The slave codes were a racialized body of law that controlled Black people–enslaved and free alike—and established offenses and punishments based on whether the alleged perpetrators or victims were Black or white. Harsh punishments were reserved for Black people, including death, for offenses that could only be committed by Black people. This racialization of the law was sexual as well. For example, whites rarely faced charges for rape, yet Blacks accused of the rape or attempted rape of a white woman almost certainly faced death, as death was reserved nearly exclusively as a fitting punishment for Blacks. Under law, Black women were property, not people, and as such, could not be raped.
The protection of slavery was a white community effort, in order to preserve a system in which Black people were outside of the protection of the law, and whites could mete out physical violence against us, whether by extralegal means or by legal authority. In any case, all whites had the authority to police Black people, the universal and legitimate target of violence.
Meanwhile, the control of Black people through slavery continued in the Jim Crow era. Lynchings were popular means to maintain white control over Black people–and empower white poor and working class men in particular, who were always a rung above Black people on the ladder–at a time of uncertainty following the disruption and dislocation of the Civil War. This was about upholding white supremacy and affirming Black inferiority–through terror and intimidation– with a message to emancipated Black people to stay in their lane and know their place at the bottom of the sociopolitical hierarchy.
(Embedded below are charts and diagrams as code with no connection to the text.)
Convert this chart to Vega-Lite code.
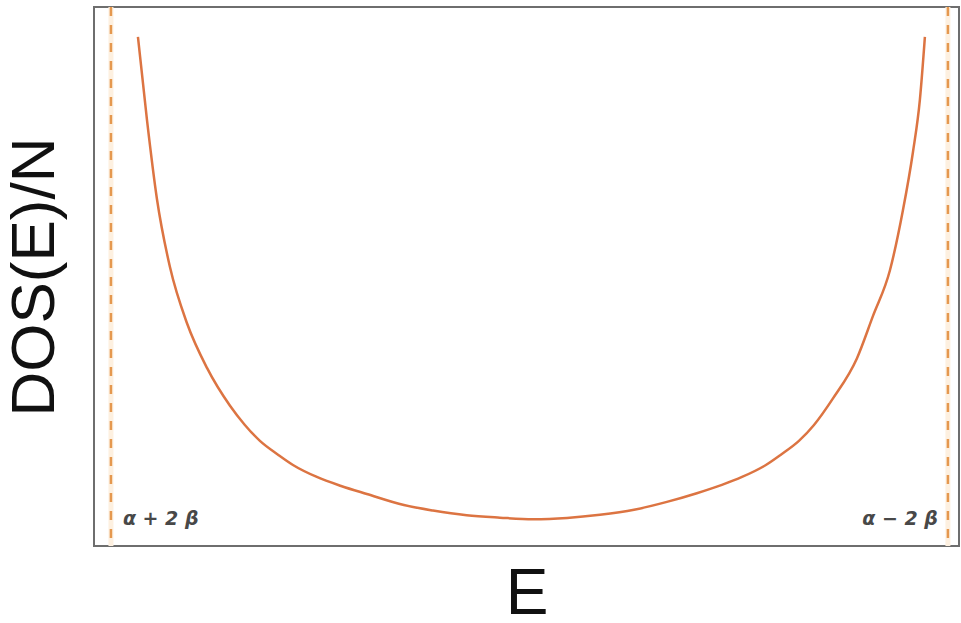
{
  "$schema": "https://vega.github.io/schema/vega-lite/v6.json",
  "autosize": {"type": "none"},
  "padding": {"left": 94, "top": 7, "right": 2, "bottom": 77},
  "width": 865,
  "height": 539,
  "background": "white",
  "config": {
    "view": {"stroke": "#6e6e6e", "strokeWidth": 2},
    "font": "Liberation Sans"
  },
  "datasets": {
    "dos": [
      {"E": -1.871, "DOS": 0.465},
      {"E": -1.828, "DOS": 0.4125},
      {"E": -1.780, "DOS": 0.362},
      {"E": -1.718, "DOS": 0.319},
      {"E": -1.637, "DOS": 0.2835},
      {"E": -1.541, "DOS": 0.255},
      {"E": -1.431, "DOS": 0.231},
      {"E": -1.360, "DOS": 0.2188},
      {"E": -1.288, "DOS": 0.2087},
      {"E": -1.200, "DOS": 0.1998},
      {"E": -1.130, "DOS": 0.1934},
      {"E": -1.016, "DOS": 0.1858},
      {"E": -0.900, "DOS": 0.1801},
      {"E": -0.777, "DOS": 0.175},
      {"E": -0.600, "DOS": 0.168},
      {"E": -0.461, "DOS": 0.1645},
      {"E": -0.300, "DOS": 0.1615},
      {"E": -0.141, "DOS": 0.160},
      {"E": 0.017, "DOS": 0.159},
      {"E": 0.180, "DOS": 0.1598},
      {"E": 0.337, "DOS": 0.1618},
      {"E": 0.500, "DOS": 0.165},
      {"E": 0.657, "DOS": 0.170},
      {"E": 0.800, "DOS": 0.1755},
      {"E": 0.920, "DOS": 0.1808},
      {"E": 1.016, "DOS": 0.1858},
      {"E": 1.130, "DOS": 0.1934},
      {"E": 1.200, "DOS": 0.1998},
      {"E": 1.288, "DOS": 0.2087},
      {"E": 1.360, "DOS": 0.2188},
      {"E": 1.450, "DOS": 0.2355},
      {"E": 1.565, "DOS": 0.261},
      {"E": 1.642, "DOS": 0.288},
      {"E": 1.723, "DOS": 0.317},
      {"E": 1.785, "DOS": 0.355},
      {"E": 1.833, "DOS": 0.392},
      {"E": 1.866, "DOS": 0.425},
      {"E": 1.890, "DOS": 0.465}
    ],
    "bands": [
      {"E": -2, "label": "α + 2 β", "lx": -1.943, "align": "left"},
      {"E": 2, "label": "α − 2 β", "lx": 1.952, "align": "right"}
    ]
  },
  "layer": [
    {
      "data": {"name": "bands"},
      "mark": {"type": "rule", "color": "#fdf0e0", "strokeWidth": 5},
      "encoding": {
        "x": {"field": "E", "type": "quantitative", "scale": {"domain": [-2.081, 2.053], "nice": false, "zero": false},
              "axis": {"title": "E", "titleFontSize": 64, "titleFontWeight": "normal", "titleColor": "#111", "titlePadding": 16, "labels": false, "ticks": false, "domain": false, "grid": false}}
      }
    },
    {
      "data": {"name": "bands"},
      "mark": {"type": "rule", "color": "#e5984f", "strokeWidth": 2.5, "strokeDash": [9, 9]},
      "encoding": {
        "x": {"field": "E", "type": "quantitative"}
      }
    },
    {
      "data": {"name": "dos"},
      "mark": {"type": "line", "color": "#dc7442", "strokeWidth": 2.5, "interpolate": "monotone"},
      "encoding": {
        "x": {"field": "E", "type": "quantitative"},
        "y": {"field": "DOS", "type": "quantitative", "scale": {"domain": [0.142, 0.484], "nice": false, "zero": false},
              "axis": {"title": "DOS(E)/N", "titleFontSize": 62, "titleFontWeight": "normal", "titleColor": "#111", "titlePadding": 28, "labels": false, "ticks": false, "domain": false, "grid": false}}
      }
    },
    {
      "data": {"name": "bands"},
      "transform": [{"filter": "datum.align == 'left'"}],
      "mark": {"type": "text", "align": "left", "baseline": "middle", "fontSize": 19, "fontStyle": "italic", "fontWeight": "bold", "color": "#484848", "font": "DejaVu Sans"},
      "encoding": {
        "x": {"field": "lx", "type": "quantitative"},
        "y": {"datum": 0.159},
        "text": {"field": "label"}
      }
    },
    {
      "data": {"name": "bands"},
      "transform": [{"filter": "datum.align == 'right'"}],
      "mark": {"type": "text", "align": "right", "baseline": "middle", "fontSize": 19, "fontStyle": "italic", "fontWeight": "bold", "color": "#484848", "font": "DejaVu Sans"},
      "encoding": {
        "x": {"field": "lx", "type": "quantitative"},
        "y": {"datum": 0.159},
        "text": {"field": "label"}
      }
    }
  ]
}
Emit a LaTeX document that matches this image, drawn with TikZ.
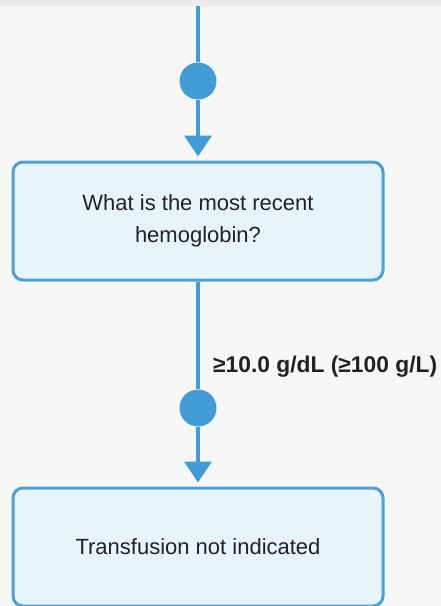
\documentclass[tikz,border=0pt]{standalone}
\usepackage{fontspec}
\setmainfont{Liberation Sans}
\usetikzlibrary{arrows.meta}
\definecolor{flowblue}{HTML}{429DD6}
\definecolor{boxedge}{HTML}{4CA1D8}
\definecolor{boxfill}{HTML}{E8F4FC}
\definecolor{pagebg}{HTML}{F7F7F7}
\definecolor{bandgray}{HTML}{EBEBEB}
\definecolor{inktext}{HTML}{222222}
\begin{document}
\begin{tikzpicture}[x=1pt,y=-1pt,
  stepbox/.style={draw=boxedge, fill=boxfill, line width=3pt, rounded corners=10pt,
    minimum width=370pt, minimum height=118pt, align=center, text=inktext,
    font=\fontsize{22}{32}\selectfont, inner sep=0pt},
  joint/.style={circle, fill=flowblue, minimum size=37pt, inner sep=0pt},
  flow/.style={draw=flowblue, line width=4pt},
  flowarrow/.style={flow, -{Triangle[width=27pt,length=21pt]}, shorten >=4pt},
  edgelabel/.style={font=\bfseries\fontsize{22.8}{26}\selectfont, text=inktext, inner sep=0pt}]
  % canvas and top band
  \fill[pagebg] (0,0) rectangle (441,606);
  \fill[bandgray] (0,0) rectangle (441,6);
  \useasboundingbox (0,0) rectangle (441,606);

  \coordinate (top) at (198,6);
  \node[joint] (d1) at (198,81) {};
  \node[stepbox] (q) at (198,221) {What is the most recent\\hemoglobin?};
  \node[joint] (d2) at (198,408) {};
  \node[stepbox] (res) at (198,547) {Transfusion not indicated};
  \node[edgelabel, anchor=west] (lab) at (213,367) {≥10.0 g/dL (≥100 g/L)};

  \draw[flow] (top) -- (d1);
  \draw[flowarrow] (d1) -- (q.north);
  \draw[flow] (q.south) -- (d2);
  \draw[flowarrow] (d2) -- (res.north);
\end{tikzpicture}
\end{document}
Lynching focused on the white obsession with the rape of white women by Black men. Typically, lynchings and race riots began with a rumor that a white woman was raped by a Black man, and then the mob took over. Under Jim Crow, rape was, by definition, a relationship between a Black man and a white woman. Antimiscegenation was a crucial part of the Jim Crow system of justice. White men raped Black women all the time, yet faced no legal sanction for doing so. Therefore, white men were able to exert their sexual control over Black women, and dominate and control Black men through lynching and anti-race mixing laws.
Between 1877 and 1950, an estimated 3,959 Black people were lynched in the U.S. Meanwhile, Jim Crow lynchings entered the court system, and a state-sanctioned death penalty supplanted lynchings. This was an effort by Southern states who feared the passage of an anti-lynching law in Congress. Thus, the lynch mob dusted itself off and became respectable, within the confines of the law, and with the trappings and legitimacy of the judicial system. This led to the “legal lynching,” where the courts assured the unruly mob that killing of a Black man—typically accused of raping a white woman–would be assured, provided the mob allowed the justice system to run its course. The system of white supremacy will provide.
Fast forward to today, and it is no accident that the death penalty is, on the whole, a punishment reserved for Black men. Further, it is not by chance that the war on drugs has amounted to a war on brothers, resulting in the decimation of Black families and communities through the disappearing of young Black men, and the filling of most of the prison beds with their bodies.
This context of white supremacy brought to bear on Black men, since slavery, helps us understand why Black men are the greatest target. Moreover, this provides a context to explain the epidemic of Black men gunned down by police–and the insistence by white folks that innocent, unarmed Black men are really guilty thugs who, if they want to live, merely should respect authority and comply with the police officers’ orders.